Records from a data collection

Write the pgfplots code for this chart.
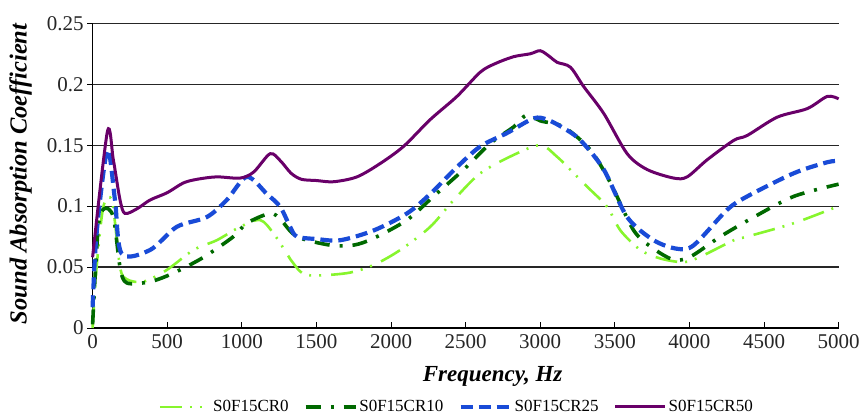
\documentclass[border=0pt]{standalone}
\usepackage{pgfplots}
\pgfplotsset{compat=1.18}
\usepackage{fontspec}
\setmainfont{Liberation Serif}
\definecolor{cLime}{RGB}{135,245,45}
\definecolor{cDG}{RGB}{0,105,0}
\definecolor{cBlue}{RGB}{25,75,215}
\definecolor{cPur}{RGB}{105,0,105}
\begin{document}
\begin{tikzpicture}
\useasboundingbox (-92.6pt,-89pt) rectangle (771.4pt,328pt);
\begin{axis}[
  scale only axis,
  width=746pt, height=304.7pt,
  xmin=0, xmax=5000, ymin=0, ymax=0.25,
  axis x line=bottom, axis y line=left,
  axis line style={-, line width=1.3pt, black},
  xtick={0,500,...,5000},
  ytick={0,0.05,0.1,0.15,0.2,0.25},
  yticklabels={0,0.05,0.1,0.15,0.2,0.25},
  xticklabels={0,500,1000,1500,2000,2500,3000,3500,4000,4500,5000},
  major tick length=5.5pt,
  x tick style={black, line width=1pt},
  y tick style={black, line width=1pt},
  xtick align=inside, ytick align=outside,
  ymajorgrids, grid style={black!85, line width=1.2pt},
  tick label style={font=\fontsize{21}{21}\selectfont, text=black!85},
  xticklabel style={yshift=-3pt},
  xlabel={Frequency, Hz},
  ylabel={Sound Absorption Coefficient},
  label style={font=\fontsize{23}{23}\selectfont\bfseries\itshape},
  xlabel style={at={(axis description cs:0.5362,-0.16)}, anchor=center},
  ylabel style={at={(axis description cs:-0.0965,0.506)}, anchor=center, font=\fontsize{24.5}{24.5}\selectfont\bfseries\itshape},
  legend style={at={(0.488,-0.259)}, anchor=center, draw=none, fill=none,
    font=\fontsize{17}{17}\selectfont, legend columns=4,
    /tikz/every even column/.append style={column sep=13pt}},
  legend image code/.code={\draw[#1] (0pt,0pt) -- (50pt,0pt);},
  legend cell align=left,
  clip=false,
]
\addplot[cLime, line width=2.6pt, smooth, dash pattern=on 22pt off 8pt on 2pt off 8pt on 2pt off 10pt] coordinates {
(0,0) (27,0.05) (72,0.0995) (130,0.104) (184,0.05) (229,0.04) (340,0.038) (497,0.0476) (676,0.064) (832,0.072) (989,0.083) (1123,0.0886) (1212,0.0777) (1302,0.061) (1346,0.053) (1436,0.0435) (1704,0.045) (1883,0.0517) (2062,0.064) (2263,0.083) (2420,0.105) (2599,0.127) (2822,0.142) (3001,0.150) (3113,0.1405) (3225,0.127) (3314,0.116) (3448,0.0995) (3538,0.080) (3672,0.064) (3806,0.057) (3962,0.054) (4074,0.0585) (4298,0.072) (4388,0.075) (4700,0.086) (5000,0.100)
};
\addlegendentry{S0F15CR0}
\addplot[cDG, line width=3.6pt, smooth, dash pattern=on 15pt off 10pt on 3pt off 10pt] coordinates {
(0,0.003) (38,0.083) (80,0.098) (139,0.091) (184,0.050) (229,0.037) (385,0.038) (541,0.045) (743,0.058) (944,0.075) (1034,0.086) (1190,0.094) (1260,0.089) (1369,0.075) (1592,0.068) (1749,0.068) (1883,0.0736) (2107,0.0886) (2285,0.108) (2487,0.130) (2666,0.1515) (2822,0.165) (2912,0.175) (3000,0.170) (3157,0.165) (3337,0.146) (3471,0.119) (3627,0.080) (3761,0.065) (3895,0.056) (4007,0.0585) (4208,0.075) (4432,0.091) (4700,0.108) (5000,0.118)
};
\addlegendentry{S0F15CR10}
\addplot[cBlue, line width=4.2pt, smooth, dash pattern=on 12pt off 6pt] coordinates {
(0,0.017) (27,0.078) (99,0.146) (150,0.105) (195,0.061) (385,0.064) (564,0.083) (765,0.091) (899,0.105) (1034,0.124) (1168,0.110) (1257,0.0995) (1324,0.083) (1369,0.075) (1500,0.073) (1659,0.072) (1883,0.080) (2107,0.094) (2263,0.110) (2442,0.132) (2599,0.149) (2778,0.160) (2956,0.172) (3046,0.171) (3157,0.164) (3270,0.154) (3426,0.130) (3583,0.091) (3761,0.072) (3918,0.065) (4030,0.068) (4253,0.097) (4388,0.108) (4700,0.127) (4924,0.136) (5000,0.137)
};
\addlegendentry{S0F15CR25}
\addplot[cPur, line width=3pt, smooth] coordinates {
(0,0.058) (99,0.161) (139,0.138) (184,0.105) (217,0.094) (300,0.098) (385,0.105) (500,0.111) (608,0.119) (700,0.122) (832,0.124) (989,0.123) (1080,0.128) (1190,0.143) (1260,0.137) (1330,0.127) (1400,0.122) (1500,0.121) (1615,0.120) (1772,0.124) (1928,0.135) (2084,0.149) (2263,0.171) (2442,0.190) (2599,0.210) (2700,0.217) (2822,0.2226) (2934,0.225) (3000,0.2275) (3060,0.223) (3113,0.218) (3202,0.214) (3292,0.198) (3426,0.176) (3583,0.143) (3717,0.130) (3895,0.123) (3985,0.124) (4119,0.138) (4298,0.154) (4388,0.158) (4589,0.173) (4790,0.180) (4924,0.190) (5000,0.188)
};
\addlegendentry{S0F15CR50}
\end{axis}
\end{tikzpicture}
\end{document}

---

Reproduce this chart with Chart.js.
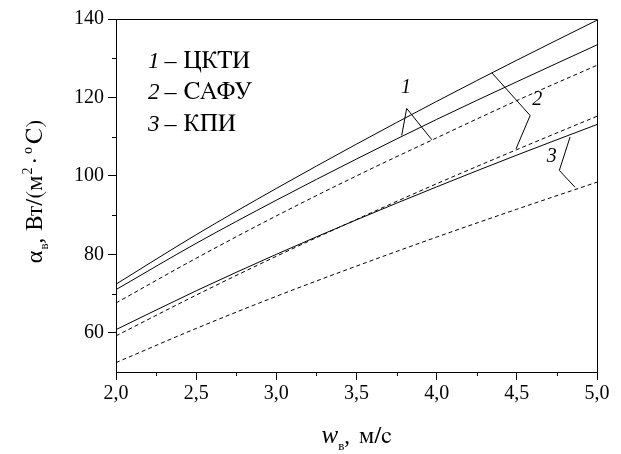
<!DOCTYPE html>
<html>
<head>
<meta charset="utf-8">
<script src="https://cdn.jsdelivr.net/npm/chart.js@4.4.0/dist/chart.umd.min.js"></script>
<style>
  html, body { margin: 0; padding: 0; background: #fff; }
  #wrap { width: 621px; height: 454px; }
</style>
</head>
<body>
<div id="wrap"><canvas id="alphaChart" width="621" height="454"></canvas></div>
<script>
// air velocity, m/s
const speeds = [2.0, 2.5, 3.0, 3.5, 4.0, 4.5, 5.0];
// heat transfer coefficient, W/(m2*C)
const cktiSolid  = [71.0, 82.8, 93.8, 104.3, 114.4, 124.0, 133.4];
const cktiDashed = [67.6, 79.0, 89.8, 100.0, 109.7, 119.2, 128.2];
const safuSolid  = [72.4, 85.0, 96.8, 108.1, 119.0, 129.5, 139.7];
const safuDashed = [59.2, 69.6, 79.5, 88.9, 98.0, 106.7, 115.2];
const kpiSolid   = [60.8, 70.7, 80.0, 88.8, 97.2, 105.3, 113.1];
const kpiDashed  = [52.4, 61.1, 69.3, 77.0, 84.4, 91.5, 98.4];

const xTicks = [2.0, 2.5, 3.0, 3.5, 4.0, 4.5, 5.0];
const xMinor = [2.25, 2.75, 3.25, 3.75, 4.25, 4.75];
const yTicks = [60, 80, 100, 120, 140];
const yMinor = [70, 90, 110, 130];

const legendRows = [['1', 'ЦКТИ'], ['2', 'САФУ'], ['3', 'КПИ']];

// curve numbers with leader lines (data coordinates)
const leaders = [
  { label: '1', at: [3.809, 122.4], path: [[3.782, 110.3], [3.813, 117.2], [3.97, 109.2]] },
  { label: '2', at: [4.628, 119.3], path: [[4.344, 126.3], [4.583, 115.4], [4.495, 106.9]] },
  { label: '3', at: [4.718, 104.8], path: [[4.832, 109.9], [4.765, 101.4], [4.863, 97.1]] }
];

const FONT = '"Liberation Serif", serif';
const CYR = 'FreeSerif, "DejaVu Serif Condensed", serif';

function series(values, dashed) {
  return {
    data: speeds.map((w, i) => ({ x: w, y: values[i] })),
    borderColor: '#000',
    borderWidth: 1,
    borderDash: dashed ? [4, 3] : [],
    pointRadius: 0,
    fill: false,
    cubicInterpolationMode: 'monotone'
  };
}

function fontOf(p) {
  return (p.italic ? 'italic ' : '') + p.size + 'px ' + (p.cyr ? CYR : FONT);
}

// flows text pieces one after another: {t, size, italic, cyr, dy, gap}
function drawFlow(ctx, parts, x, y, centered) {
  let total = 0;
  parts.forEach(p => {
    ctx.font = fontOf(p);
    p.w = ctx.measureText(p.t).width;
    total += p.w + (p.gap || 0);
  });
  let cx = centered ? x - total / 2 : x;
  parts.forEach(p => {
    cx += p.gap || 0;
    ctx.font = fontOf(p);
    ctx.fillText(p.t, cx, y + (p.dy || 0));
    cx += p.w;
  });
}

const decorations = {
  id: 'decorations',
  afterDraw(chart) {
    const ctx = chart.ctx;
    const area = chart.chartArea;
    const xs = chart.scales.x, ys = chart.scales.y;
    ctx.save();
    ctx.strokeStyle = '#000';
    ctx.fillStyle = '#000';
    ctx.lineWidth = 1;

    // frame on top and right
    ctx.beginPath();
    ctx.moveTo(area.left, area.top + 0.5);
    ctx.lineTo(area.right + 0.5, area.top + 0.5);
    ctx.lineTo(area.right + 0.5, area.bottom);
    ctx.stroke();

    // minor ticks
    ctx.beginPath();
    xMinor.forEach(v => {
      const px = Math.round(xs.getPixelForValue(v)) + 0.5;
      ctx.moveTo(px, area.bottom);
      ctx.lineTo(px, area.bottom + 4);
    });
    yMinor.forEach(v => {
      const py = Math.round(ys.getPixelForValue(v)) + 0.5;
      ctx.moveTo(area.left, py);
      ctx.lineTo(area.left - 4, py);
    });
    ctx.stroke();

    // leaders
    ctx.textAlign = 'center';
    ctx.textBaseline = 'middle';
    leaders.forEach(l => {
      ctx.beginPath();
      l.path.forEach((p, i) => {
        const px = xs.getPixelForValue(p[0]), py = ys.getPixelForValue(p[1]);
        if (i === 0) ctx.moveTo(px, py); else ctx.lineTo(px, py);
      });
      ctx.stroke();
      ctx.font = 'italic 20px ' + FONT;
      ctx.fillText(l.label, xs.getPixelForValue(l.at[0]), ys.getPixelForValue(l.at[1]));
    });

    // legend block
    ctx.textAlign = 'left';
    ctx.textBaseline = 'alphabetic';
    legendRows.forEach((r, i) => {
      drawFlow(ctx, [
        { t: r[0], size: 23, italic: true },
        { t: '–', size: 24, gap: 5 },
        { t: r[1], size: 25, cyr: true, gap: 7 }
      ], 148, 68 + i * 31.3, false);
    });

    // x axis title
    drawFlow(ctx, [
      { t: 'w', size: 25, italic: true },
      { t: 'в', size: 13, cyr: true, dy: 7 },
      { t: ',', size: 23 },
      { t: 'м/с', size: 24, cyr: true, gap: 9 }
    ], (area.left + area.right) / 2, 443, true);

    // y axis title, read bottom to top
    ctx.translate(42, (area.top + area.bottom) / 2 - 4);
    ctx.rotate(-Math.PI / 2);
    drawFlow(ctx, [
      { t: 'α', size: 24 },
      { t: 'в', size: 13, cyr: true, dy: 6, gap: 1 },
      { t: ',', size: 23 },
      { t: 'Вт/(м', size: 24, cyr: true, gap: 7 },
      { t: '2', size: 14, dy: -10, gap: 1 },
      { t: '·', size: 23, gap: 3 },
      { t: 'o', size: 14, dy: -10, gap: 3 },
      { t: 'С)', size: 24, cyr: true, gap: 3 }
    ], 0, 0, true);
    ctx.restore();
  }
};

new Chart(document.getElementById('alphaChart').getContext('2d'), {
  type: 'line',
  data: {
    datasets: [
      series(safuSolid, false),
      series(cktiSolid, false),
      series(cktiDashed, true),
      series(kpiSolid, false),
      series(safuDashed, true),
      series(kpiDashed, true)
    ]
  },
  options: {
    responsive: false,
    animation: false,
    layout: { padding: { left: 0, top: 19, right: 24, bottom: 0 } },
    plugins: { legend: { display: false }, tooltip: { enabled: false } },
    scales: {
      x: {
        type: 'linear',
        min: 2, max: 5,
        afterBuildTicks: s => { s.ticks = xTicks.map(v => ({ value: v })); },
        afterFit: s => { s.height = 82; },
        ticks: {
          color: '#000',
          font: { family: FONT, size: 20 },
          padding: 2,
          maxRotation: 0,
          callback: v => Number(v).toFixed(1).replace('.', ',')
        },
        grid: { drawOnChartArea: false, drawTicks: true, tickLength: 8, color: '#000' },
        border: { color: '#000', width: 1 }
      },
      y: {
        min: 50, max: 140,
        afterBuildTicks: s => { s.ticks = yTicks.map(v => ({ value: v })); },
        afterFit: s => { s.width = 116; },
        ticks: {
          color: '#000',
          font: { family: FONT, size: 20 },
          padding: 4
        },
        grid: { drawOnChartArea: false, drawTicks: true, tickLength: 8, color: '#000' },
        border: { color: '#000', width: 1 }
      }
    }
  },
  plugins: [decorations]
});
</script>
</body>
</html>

_Your objective_. Give only the lines from the one with "Reproduce this chart with Chart.js." to the one with "84.4, 91.5, 98.4];", both included, again and exactly; leave the images out.

_Task response_.
Reproduce this chart with Chart.js.
<!DOCTYPE html>
<html>
<head>
<meta charset="utf-8">
<script src="https://cdn.jsdelivr.net/npm/chart.js@4.4.0/dist/chart.umd.min.js"></script>
<style>
  html, body { margin: 0; padding: 0; background: #fff; }
  #wrap { width: 621px; height: 454px; }
</style>
</head>
<body>
<div id="wrap"><canvas id="alphaChart" width="621" height="454"></canvas></div>
<script>
// air velocity, m/s
const speeds = [2.0, 2.5, 3.0, 3.5, 4.0, 4.5, 5.0];
// heat transfer coefficient, W/(m2*C)
const cktiSolid  = [71.0, 82.8, 93.8, 104.3, 114.4, 124.0, 133.4];
const cktiDashed = [67.6, 79.0, 89.8, 100.0, 109.7, 119.2, 128.2];
const safuSolid  = [72.4, 85.0, 96.8, 108.1, 119.0, 129.5, 139.7];
const safuDashed = [59.2, 69.6, 79.5, 88.9, 98.0, 106.7, 115.2];
const kpiSolid   = [60.8, 70.7, 80.0, 88.8, 97.2, 105.3, 113.1];
const kpiDashed  = [52.4, 61.1, 69.3, 77.0, 84.4, 91.5, 98.4];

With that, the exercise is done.